Ovvero che dopo aver perso quell’amore non ce ne sarà un altro, che resteremo soli e che più nulla sarà uguale?
E quanta sofferenza genera questo pensiero?
Non sarebbe meglio dire che l’amore finisce ma ritorna?
E che non ce ne è uno migliore di un altro, perché sono tutti diversi, come diverse sono le persone che amiamo e i motivi per le quali le amiamo.
Il modello del vero amore ci educa alla fragilità, ad una riduzione della percezione della felicità, in un tempo in cui non potremmo permettercelo.
Sono tante le cose che non so, e quindi non so neppure dirvi se ha ragione Tamara Tenenbaum, magari ci ha visto lungo e abbiamo bisogno di un nuovo modo di concepire i legami.
Quello che posso dirvi è che:
Prima della fine dell’estate prima che mi venisse
questo impossibile coraggio di baciarla prima di
andare di sopra a fare le valigie prima di partire
prima di leggere “Topolino” prima di diventare
grande prima di diventare comunista o democristiano
prima di finire la scuola prima di andare a letto
prima che qualcosa strapiena di si scoppiasse
pianissimo le ho detto, amore mio infinito.

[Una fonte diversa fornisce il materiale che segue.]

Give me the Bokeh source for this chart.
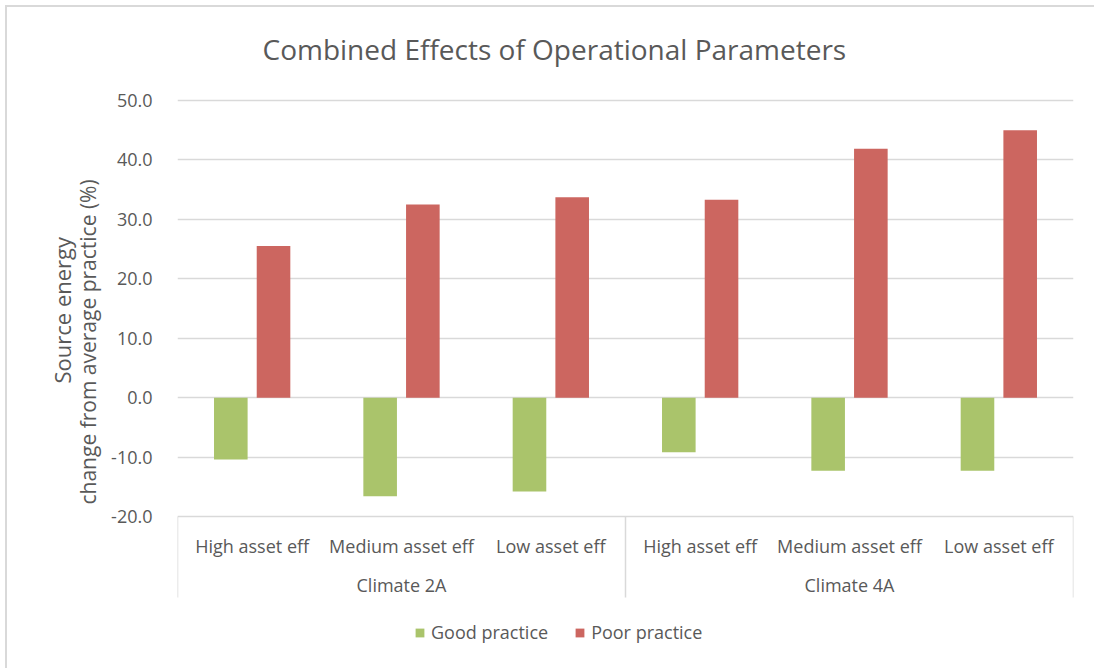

Probabilmente non vi convincerò a mettere in dubbio l’ideale del grande amore, ma spero di aver stimolato la vostra curiosità verso un libro che non è proprio un’uscita recentissima.
Pubblicato nel 2000 e ambientato negli anni che vanno dall’82 al 99, la sua narrazione ha un sapore vintage, di ricordi.
Come quando cita l’uscita del film Labyrinth con David Bowie, i robot giocattoli che impazzavano tra i bambini, i primi Mc che si infiltrano tra le realtà locali, i loro menù in lire, è una lettura che riporta a galla ricordi, scene di vita quotidiana che neppure sapevo di ricordare.
A me di questo libro è piaciuto tutto, entra nei miei “chi sono in dieci libri”, entra in quei libri guida che ad ogni lettura ti spiegano qualcosa, bussole ma anche porti.
Ne apprezzo la scrittura, i voli pindarici, che poi tanto pindarici non sono, i flussi di coscienza.
Ho un libro pieno di parti sottolineate e posso solo lasciarvi con l’urgenza e l’ansia che anche voi possiate dire, a fine lettura, Amore mio infinito.